Fair play and AML safeguards are hard‑wired. Game software and systems are certified; the ICS must ensure integrity during outages and restore to the last saved state. Anti‑money‑laundering duties apply: operators must prevent prohibited transfers (for example, moving funds between a player’s bank account and another person’s player account), keep documented trails of all deposits, withdrawals, corrections and failed transactions, and implement risk‑based controls. The regulator’s Q&A clarifies the ban on player‑to‑player and certain indirect transfers and requires operators to design preventive and detective controls (Q&A).

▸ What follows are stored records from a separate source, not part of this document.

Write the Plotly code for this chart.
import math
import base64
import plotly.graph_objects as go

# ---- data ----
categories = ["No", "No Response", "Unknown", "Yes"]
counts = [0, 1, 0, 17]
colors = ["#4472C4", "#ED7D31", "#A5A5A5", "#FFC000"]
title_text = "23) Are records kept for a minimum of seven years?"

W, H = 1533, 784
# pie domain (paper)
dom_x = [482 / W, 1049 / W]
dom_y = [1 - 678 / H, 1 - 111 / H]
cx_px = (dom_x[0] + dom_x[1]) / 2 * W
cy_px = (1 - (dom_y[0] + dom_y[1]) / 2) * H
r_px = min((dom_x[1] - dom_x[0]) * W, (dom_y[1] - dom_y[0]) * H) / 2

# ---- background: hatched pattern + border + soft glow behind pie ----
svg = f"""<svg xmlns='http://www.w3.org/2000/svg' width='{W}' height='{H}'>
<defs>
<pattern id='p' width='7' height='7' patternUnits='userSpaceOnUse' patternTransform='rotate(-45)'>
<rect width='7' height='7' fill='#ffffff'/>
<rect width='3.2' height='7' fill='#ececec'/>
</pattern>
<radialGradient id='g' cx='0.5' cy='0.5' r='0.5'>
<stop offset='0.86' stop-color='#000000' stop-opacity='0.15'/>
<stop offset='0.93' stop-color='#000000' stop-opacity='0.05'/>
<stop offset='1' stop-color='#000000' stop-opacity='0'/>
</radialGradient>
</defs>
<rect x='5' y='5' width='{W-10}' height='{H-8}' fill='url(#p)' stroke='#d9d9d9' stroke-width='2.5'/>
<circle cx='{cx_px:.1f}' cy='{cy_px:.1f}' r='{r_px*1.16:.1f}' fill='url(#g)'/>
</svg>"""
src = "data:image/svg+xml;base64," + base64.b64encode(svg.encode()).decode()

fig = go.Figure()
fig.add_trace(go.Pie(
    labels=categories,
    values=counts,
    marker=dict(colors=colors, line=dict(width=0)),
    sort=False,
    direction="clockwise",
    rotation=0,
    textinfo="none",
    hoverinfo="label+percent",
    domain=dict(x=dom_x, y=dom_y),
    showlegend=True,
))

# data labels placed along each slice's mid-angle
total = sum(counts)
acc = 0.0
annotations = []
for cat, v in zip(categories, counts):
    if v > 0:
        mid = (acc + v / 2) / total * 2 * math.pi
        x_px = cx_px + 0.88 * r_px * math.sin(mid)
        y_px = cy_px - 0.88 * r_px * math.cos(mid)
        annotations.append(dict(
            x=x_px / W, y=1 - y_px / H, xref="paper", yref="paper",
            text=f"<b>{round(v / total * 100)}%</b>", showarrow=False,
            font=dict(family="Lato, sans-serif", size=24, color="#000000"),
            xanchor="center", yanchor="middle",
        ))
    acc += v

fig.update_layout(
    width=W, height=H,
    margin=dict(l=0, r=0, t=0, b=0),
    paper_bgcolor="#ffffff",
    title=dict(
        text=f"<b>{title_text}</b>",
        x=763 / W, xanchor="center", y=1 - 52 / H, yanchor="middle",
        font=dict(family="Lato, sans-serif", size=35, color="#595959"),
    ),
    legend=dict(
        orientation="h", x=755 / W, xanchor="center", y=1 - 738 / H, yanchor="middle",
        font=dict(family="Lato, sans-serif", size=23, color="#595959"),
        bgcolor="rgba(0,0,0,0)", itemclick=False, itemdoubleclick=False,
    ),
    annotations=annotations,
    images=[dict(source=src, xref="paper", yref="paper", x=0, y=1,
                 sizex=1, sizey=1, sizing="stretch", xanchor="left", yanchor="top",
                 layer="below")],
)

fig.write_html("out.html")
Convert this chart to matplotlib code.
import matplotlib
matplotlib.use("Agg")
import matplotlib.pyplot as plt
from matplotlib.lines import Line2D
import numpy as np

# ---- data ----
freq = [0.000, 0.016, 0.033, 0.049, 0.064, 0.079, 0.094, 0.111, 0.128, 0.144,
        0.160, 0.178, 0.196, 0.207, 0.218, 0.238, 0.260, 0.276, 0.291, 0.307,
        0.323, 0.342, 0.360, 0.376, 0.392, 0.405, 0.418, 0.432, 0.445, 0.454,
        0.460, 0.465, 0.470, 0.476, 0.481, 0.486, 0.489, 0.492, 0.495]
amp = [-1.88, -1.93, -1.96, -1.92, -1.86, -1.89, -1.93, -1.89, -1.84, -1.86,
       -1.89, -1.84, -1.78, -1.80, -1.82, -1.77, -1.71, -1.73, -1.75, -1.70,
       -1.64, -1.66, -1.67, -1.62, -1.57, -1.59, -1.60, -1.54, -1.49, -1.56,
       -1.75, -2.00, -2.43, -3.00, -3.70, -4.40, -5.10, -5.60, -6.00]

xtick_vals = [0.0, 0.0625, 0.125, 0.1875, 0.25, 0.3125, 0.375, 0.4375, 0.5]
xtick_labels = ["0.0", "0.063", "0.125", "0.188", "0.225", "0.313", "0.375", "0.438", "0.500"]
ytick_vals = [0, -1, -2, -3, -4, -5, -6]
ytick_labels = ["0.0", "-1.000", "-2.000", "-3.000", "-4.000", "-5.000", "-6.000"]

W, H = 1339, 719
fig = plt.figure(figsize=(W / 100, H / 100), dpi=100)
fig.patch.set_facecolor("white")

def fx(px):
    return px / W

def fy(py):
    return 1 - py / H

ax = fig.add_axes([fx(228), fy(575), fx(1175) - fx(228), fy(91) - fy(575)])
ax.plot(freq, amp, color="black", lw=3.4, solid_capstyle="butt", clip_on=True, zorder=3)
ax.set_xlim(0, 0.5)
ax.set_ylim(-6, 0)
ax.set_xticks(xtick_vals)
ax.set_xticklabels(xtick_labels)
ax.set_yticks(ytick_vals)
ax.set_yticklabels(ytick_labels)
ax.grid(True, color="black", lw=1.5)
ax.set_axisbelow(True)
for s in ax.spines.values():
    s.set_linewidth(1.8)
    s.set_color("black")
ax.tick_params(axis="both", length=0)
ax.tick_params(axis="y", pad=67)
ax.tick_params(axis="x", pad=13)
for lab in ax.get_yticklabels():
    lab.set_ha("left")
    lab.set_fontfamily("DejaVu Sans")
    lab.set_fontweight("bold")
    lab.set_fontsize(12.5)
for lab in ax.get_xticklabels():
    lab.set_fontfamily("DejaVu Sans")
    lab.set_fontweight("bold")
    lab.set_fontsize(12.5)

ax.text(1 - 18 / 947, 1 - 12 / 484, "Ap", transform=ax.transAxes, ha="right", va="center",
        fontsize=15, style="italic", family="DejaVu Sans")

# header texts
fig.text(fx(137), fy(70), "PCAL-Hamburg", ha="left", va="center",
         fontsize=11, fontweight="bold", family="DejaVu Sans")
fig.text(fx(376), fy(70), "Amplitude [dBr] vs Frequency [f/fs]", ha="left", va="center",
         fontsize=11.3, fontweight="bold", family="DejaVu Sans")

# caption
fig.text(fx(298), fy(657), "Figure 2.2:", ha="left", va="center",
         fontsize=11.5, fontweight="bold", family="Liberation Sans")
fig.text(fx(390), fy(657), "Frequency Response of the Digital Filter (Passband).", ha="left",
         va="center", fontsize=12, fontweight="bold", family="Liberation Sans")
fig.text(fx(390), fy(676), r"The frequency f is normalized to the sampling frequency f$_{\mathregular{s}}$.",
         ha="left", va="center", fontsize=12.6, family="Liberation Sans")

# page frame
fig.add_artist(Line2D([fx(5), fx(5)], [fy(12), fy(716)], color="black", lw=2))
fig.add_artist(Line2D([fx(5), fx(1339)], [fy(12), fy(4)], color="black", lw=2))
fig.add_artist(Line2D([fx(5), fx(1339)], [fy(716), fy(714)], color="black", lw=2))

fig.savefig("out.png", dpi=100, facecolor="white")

The Administration conducts desk and on‑site inspections, can seal premises, seize equipment used for illegal gambling, and impose escalating activity bans (up to 15 days on a first breach, up to 90 days on a second, and up to one year on a third within 24 months). It can revoke approvals and activate bank guarantees or targeted deposits into the state budget during administrative proceedings; cases with criminal indications are referred to law enforcement.
Fees and payments (online). After the 2024 amendments, the Administration’s Q&A reflects updated charges specific to online: a monthly approval fee of €10,000 (in dinar equivalent); a fee on the base defined as total stakes minus total payouts—15% for online betting and 10% for other special online games—subject to a minimum monthly payment of €10,000. Operators must file monthly electronic returns by the 5th of the month and stream operational data in near‑real time.
Separately, Serbia tightened licensing for land‑based casinos: the minimum offer amount in public calls to obtain a casino license rose from €500,000 to €1,000,000 in 2025, underscoring the policy shift toward stricter control and higher fiscal returns.
How to verify a Serbian license
Serbian approvals for online gambling are administered by the Games of Chance Administration. While there is no public searchable online register (only companies and license by id list), you can still verify an operator. Ask the casino for its approval (permit) details issued by the Administration, including the legal entity name registered in Serbia. Then contact the Administration directly to confirm that the approval is valid and covers online games via electronic communications.
How to file a complaint against a Serbian‑licensed online casino
Start with the casino’s customer support and give them a clear, dated summary of the issue, your account details, game IDs and any screenshots. Keep copies of all correspondence. If the dispute is not resolved, escalate to the Games of Chance Administration. The regulator has inspection and sanctioning powers, including suspensions and revocations, and can demand records from the operator. Reach out via the official contact page (link), by e‑mail at igre.na.srecu@uis.gov.rs, or by phone at +381 11 765 2701. Set realistic expectations: the Administration’s role is supervisory and enforcement‑focused. It can order compliance and take action against breaches; direct arbitration over individual refunds is not guaranteed in the texts cited, but its intervention often prompts operators to remediate violations.
If your problem relates to age‑verification or self‑exclusion, reference the specific rulebooks in your complaint, such as the age‑check procedure and the cross‑operator self‑exclusion mechanism noted above, and provide timestamps of failed controls.